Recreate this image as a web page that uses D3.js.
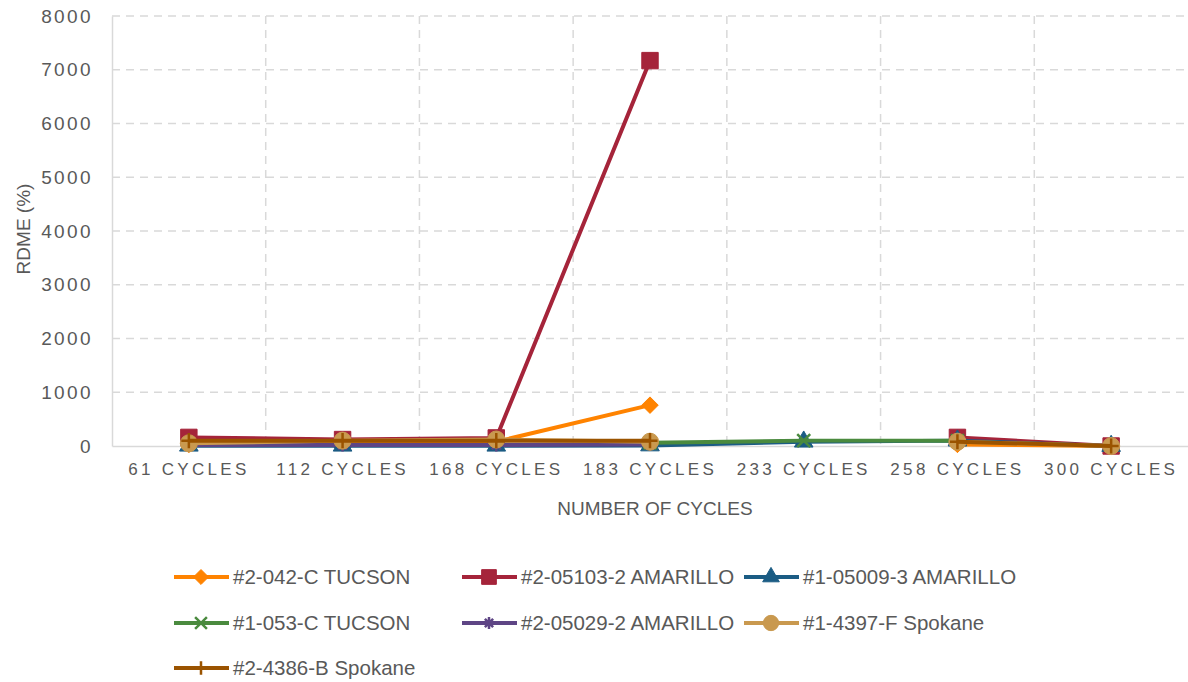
<!DOCTYPE html>
<html><head><meta charset="utf-8">
<script src="https://cdn.jsdelivr.net/npm/d3@7"></script>
<style>body{margin:0;background:#fff;}svg{display:block;}</style>
</head><body>
<svg id="c" width="1188" height="682"></svg>
<script>
const categories = ["61 CYCLES","112 CYCLES","168 CYCLES","183 CYCLES","233 CYCLES","258 CYCLES","300 CYCLES"];
const yTicks = [0,1000,2000,3000,4000,5000,6000,7000,8000];
const seriesNames = ["#2-042-C TUCSON","#2-05103-2 AMARILLO","#1-05009-3 AMARILLO","#1-053-C TUCSON","#2-05029-2 AMARILLO","#1-4397-F Spokane","#2-4386-B Spokane"];
const tucson042 = [30, 60, 80, 760, null, 30, 0];
const amarillo05103 = [160, 120, 150, 7170, null, 160, 0];
const amarillo05009 = [5, 5, 5, 10, 80, 100, 0];
const tucson053 = [null, null, null, 60, 100, 100, null];
const amarillo05029 = [20, 20, 20, 30, null, null, null];
const spokane4397 = [50, 100, 120, 80, null, 80, 0];
const spokane4386 = [100, 100, 100, 100, null, 80, 0];
const seriesValues = [tucson042, amarillo05103, amarillo05009, tucson053, amarillo05029, spokane4397, spokane4386];
const colors = ["#FF8300","#A5243A","#1B5C84","#4A8A3E","#5E4585","#C9994F","#9A5300"];
const symbols = ["diamond","square","triangle","x","star","circle","plus"];

const svg = d3.select("#c");
const m = {l:112, r:1188, t:16, b:446};
const x = d3.scaleBand().domain(categories).range([m.l, m.r]);
const y = d3.scaleLinear().domain([0,8000]).range([m.b, m.t]);
const font = "'Liberation Sans', Arial, sans-serif";

// gridlines
svg.append("g").selectAll("line.h").data(yTicks.slice(1)).join("line")
  .attr("x1", m.l).attr("x2", m.r).attr("y1", d=>y(d)).attr("y2", d=>y(d))
  .attr("stroke","#d9d9d9").attr("stroke-width",1.5).attr("stroke-dasharray","8,6");
svg.append("g").selectAll("line.v").data(categories.slice(1)).join("line")
  .attr("x1", d=>x(d)).attr("x2", d=>x(d)).attr("y1", m.t).attr("y2", m.b)
  .attr("stroke","#d9d9d9").attr("stroke-width",1.5).attr("stroke-dasharray","8,6");
// axes
const yAxis = svg.append("g").attr("transform",`translate(${m.l},0)`)
  .call(d3.axisLeft(y).tickValues(yTicks).tickFormat(d3.format("d")).tickSize(0).tickPadding(19));
yAxis.select(".domain").attr("stroke","#d9d9d9").attr("stroke-width",1.5);
yAxis.selectAll("text").attr("font-family",font).attr("font-size",19).attr("fill","#595959").attr("letter-spacing","2.4px");
const xAxis = svg.append("g").attr("transform",`translate(0,${m.b})`).call(d3.axisBottom(x).tickSize(0).tickPadding(17));
xAxis.select(".domain").attr("stroke","#d9d9d9").attr("stroke-width",1.5);
xAxis.selectAll("text").attr("font-family",font).attr("font-size",17).attr("fill","#595959").attr("letter-spacing","3.3px");

svg.append("text").attr("transform","translate(30,229) rotate(-90)").attr("text-anchor","middle")
  .attr("font-family",font).attr("font-size",19).attr("fill","#595959").text("RDME (%)");
svg.append("text").attr("x",655).attr("y",515).attr("text-anchor","middle")
  .attr("font-family",font).attr("font-size",19).attr("fill","#595959").text("NUMBER OF CYCLES");

function symPath(s, size){
  const map = {square:d3.symbolSquare, triangle:d3.symbolTriangle, circle:d3.symbolCircle};
  if (map[s]) return {d:d3.symbol().type(map[s]).size(size)(), fill:true};
  const r = Math.sqrt(size)/2+1;
  if (s==="diamond") return {d:`M0,${-r}L${r},0L0,${r}L${-r},0Z`, fill:true};
  if (s==="x") return {d:`M${-r},${-r}L${r},${r}M${-r},${r}L${r},${-r}`, fill:false};
  if (s==="plus") return {d:`M${-r},0L${r},0M0,${-r}L0,${r}`, fill:false};
  if (s==="star") return {d:`M${-r},0L${r},0M${-r*0.7},${-r*0.7}L${r*0.7},${r*0.7}M${-r*0.7},${r*0.7}L${r*0.7},${-r*0.7}M0,${-r}L0,${r}`, fill:false};
}
const sizes = {diamond:210, square:270, triangle:150, circle:230, x:120, plus:170, star:120};

const line = d3.line().defined(d=>d.v!==null).x(d=>x(d.c)+x.bandwidth()/2).y(d=>y(d.v));
seriesValues.forEach((vals,i)=>{
  const pts = vals.map((v,j)=>({c:categories[j], v}));
  const g = svg.append("g");
  g.append("path").attr("d", line(pts)).attr("fill","none").attr("stroke",colors[i]).attr("stroke-width",4).attr("stroke-linejoin","round");
  const sp = symPath(symbols[i], sizes[symbols[i]]);
  g.selectAll("path.m").data(pts.filter(p=>p.v!==null)).join("path")
    .attr("transform", d=>`translate(${x(d.c)+x.bandwidth()/2},${y(d.v)})`)
    .attr("d", sp.d)
    .attr("fill", sp.fill?colors[i]:"none").attr("stroke", colors[i]).attr("stroke-width", sp.fill?1:2.5);
});

// legend
const legPos = [[174,577],[462,577],[744,577],[174,623],[462,623],[744,623],[174,668]];
seriesNames.forEach((n,i)=>{
  const [lx,ly] = legPos[i];
  const g = svg.append("g");
  g.append("line").attr("x1",lx).attr("x2",lx+55).attr("y1",ly).attr("y2",ly).attr("stroke",colors[i]).attr("stroke-width",4);
  const sp = symPath(symbols[i], sizes[symbols[i]]*0.8);
  g.append("path").attr("transform",`translate(${lx+27},${ly})`).attr("d",sp.d)
    .attr("fill", sp.fill?colors[i]:"none").attr("stroke",colors[i]).attr("stroke-width", sp.fill?1:2.5);
  g.append("text").attr("x",lx+59).attr("y",ly+7).attr("font-family",font).attr("font-size",20.5).attr("fill","#595959").text(n);
});
</script>
</body></html>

§ §

--- DESCRIPTION OF THE TASK ---
Write out every line above exactly as it is, leaving out the pictures.

--- TASK ANSWER ---
Recreate this image as a web page that uses D3.js.
<!DOCTYPE html>
<html><head><meta charset="utf-8">
<script src="https://cdn.jsdelivr.net/npm/d3@7"></script>
<style>body{margin:0;background:#fff;}svg{display:block;}</style>
</head><body>
<svg id="c" width="1188" height="682"></svg>
<script>
const categories = ["61 CYCLES","112 CYCLES","168 CYCLES","183 CYCLES","233 CYCLES","258 CYCLES","300 CYCLES"];
const yTicks = [0,1000,2000,3000,4000,5000,6000,7000,8000];
const seriesNames = ["#2-042-C TUCSON","#2-05103-2 AMARILLO","#1-05009-3 AMARILLO","#1-053-C TUCSON","#2-05029-2 AMARILLO","#1-4397-F Spokane","#2-4386-B Spokane"];
const tucson042 = [30, 60, 80, 760, null, 30, 0];
const amarillo05103 = [160, 120, 150, 7170, null, 160, 0];
const amarillo05009 = [5, 5, 5, 10, 80, 100, 0];
const tucson053 = [null, null, null, 60, 100, 100, null];
const amarillo05029 = [20, 20, 20, 30, null, null, null];
const spokane4397 = [50, 100, 120, 80, null, 80, 0];
const spokane4386 = [100, 100, 100, 100, null, 80, 0];
const seriesValues = [tucson042, amarillo05103, amarillo05009, tucson053, amarillo05029, spokane4397, spokane4386];
const colors = ["#FF8300","#A5243A","#1B5C84","#4A8A3E","#5E4585","#C9994F","#9A5300"];
const symbols = ["diamond","square","triangle","x","star","circle","plus"];

const svg = d3.select("#c");
const m = {l:112, r:1188, t:16, b:446};
const x = d3.scaleBand().domain(categories).range([m.l, m.r]);
const y = d3.scaleLinear().domain([0,8000]).range([m.b, m.t]);
const font = "'Liberation Sans', Arial, sans-serif";

// gridlines
svg.append("g").selectAll("line.h").data(yTicks.slice(1)).join("line")
  .attr("x1", m.l).attr("x2", m.r).attr("y1", d=>y(d)).attr("y2", d=>y(d))
  .attr("stroke","#d9d9d9").attr("stroke-width",1.5).attr("stroke-dasharray","8,6");
svg.append("g").selectAll("line.v").data(categories.slice(1)).join("line")
  .attr("x1", d=>x(d)).attr("x2", d=>x(d)).attr("y1", m.t).attr("y2", m.b)
  .attr("stroke","#d9d9d9").attr("stroke-width",1.5).attr("stroke-dasharray","8,6");
// axes
const yAxis = svg.append("g").attr("transform",`translate(${m.l},0)`)
  .call(d3.axisLeft(y).tickValues(yTicks).tickFormat(d3.format("d")).tickSize(0).tickPadding(19));
yAxis.select(".domain").attr("stroke","#d9d9d9").attr("stroke-width",1.5);
yAxis.selectAll("text").attr("font-family",font).attr("font-size",19).attr("fill","#595959").attr("letter-spacing","2.4px");
const xAxis = svg.append("g").attr("transform",`translate(0,${m.b})`).call(d3.axisBottom(x).tickSize(0).tickPadding(17));
xAxis.select(".domain").attr("stroke","#d9d9d9").attr("stroke-width",1.5);
xAxis.selectAll("text").attr("font-family",font).attr("font-size",17).attr("fill","#595959").attr("letter-spacing","3.3px");

svg.append("text").attr("transform","translate(30,229) rotate(-90)").attr("text-anchor","middle")
  .attr("font-family",font).attr("font-size",19).attr("fill","#595959").text("RDME (%)");
svg.append("text").attr("x",655).attr("y",515).attr("text-anchor","middle")
  .attr("font-family",font).attr("font-size",19).attr("fill","#595959").text("NUMBER OF CYCLES");

function symPath(s, size){
  const map = {square:d3.symbolSquare, triangle:d3.symbolTriangle, circle:d3.symbolCircle};
  if (map[s]) return {d:d3.symbol().type(map[s]).size(size)(), fill:true};
  const r = Math.sqrt(size)/2+1;
  if (s==="diamond") return {d:`M0,${-r}L${r},0L0,${r}L${-r},0Z`, fill:true};
  if (s==="x") return {d:`M${-r},${-r}L${r},${r}M${-r},${r}L${r},${-r}`, fill:false};
  if (s==="plus") return {d:`M${-r},0L${r},0M0,${-r}L0,${r}`, fill:false};
  if (s==="star") return {d:`M${-r},0L${r},0M${-r*0.7},${-r*0.7}L${r*0.7},${r*0.7}M${-r*0.7},${r*0.7}L${r*0.7},${-r*0.7}M0,${-r}L0,${r}`, fill:false};
}
const sizes = {diamond:210, square:270, triangle:150, circle:230, x:120, plus:170, star:120};

const line = d3.line().defined(d=>d.v!==null).x(d=>x(d.c)+x.bandwidth()/2).y(d=>y(d.v));
seriesValues.forEach((vals,i)=>{
  const pts = vals.map((v,j)=>({c:categories[j], v}));
  const g = svg.append("g");
  g.append("path").attr("d", line(pts)).attr("fill","none").attr("stroke",colors[i]).attr("stroke-width",4).attr("stroke-linejoin","round");
  const sp = symPath(symbols[i], sizes[symbols[i]]);
  g.selectAll("path.m").data(pts.filter(p=>p.v!==null)).join("path")
    .attr("transform", d=>`translate(${x(d.c)+x.bandwidth()/2},${y(d.v)})`)
    .attr("d", sp.d)
    .attr("fill", sp.fill?colors[i]:"none").attr("stroke", colors[i]).attr("stroke-width", sp.fill?1:2.5);
});

// legend
const legPos = [[174,577],[462,577],[744,577],[174,623],[462,623],[744,623],[174,668]];
seriesNames.forEach((n,i)=>{
  const [lx,ly] = legPos[i];
  const g = svg.append("g");
  g.append("line").attr("x1",lx).attr("x2",lx+55).attr("y1",ly).attr("y2",ly).attr("stroke",colors[i]).attr("stroke-width",4);
  const sp = symPath(symbols[i], sizes[symbols[i]]*0.8);
  g.append("path").attr("transform",`translate(${lx+27},${ly})`).attr("d",sp.d)
    .attr("fill", sp.fill?colors[i]:"none").attr("stroke",colors[i]).attr("stroke-width", sp.fill?1:2.5);
  g.append("text").attr("x",lx+59).attr("y",ly+7).attr("font-family",font).attr("font-size",20.5).attr("fill","#595959").text(n);
});
</script>
</body></html>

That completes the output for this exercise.